One amendment calls for “defunding Obama’s teleprompters.” REALLY? What happened to “JOBS JOBS JOBS”? House Republicans, you are a ridiculous, silly, and completely useless lot. I propose we cut spending by eliminating all of your salaries, not to mention your health insurance coverage that I and all taxpayers are paying for. Get off the socialist teat, how about it?

Since the House Appropriations Committee introduced its stopgap budget proposal late last week, lawmakers have introduced more than 400 amendments that the chamber will be busy considering this week. Some amendments would restore funding for programs on the chopping block, others would make even deeper cuts to reduce the deficit and many reflect long-held partisan priorities.

Rep. Louie Gohmert (R-Tex.), for example, has introduced an amendment that bars the General Services Administration from paying construction or leasing costs for any federal building in the nation’s capital. This situation could potentially lead to federal buildings that are leased, rather than owned by GSA, possibly defaulting on their lease agreements.

Rep. Steve Scalise (R-La.) has offered an amendment that would prohibit the president from using federal funds to pay for the salaries and expenses of his “czars” — the shorthand for White House officials who are appointed without Senate confirmation. However, Scalise lists the specific names of positions that cannot receive the funds. Conceivably, the President could simply rename those jobs.

Rep. Paul Broun’s (R-Ga.) amendment mandates that no federal funds may be spent on vacant federal properties. However, this could result in properties — such as the White Oak Federal Department of Agriculture building in Maryland, which is 90 percent finished but still unoccupied — being left vacant and unfinished.

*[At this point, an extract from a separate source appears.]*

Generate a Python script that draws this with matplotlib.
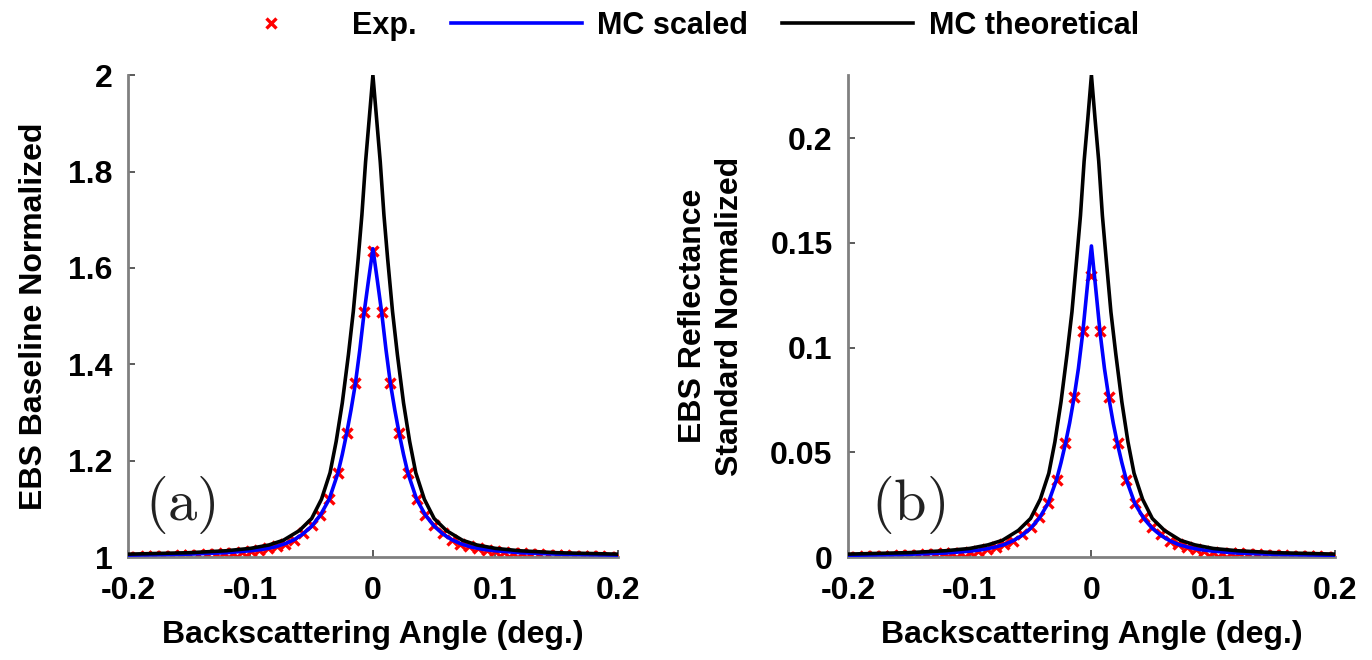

Rep. Steve Womack (R-Ark.) intended to introduce an amendment that would prohibit federal funds from being used to buy and maintain teleprompters for President Obama, but his spokesman told The Huffington Post that they couldn’t get the Congressional Budget Office’s score in time to submit it. The congressman plans to introduce it in the future though and anticipates it could save taxpayers $5 million.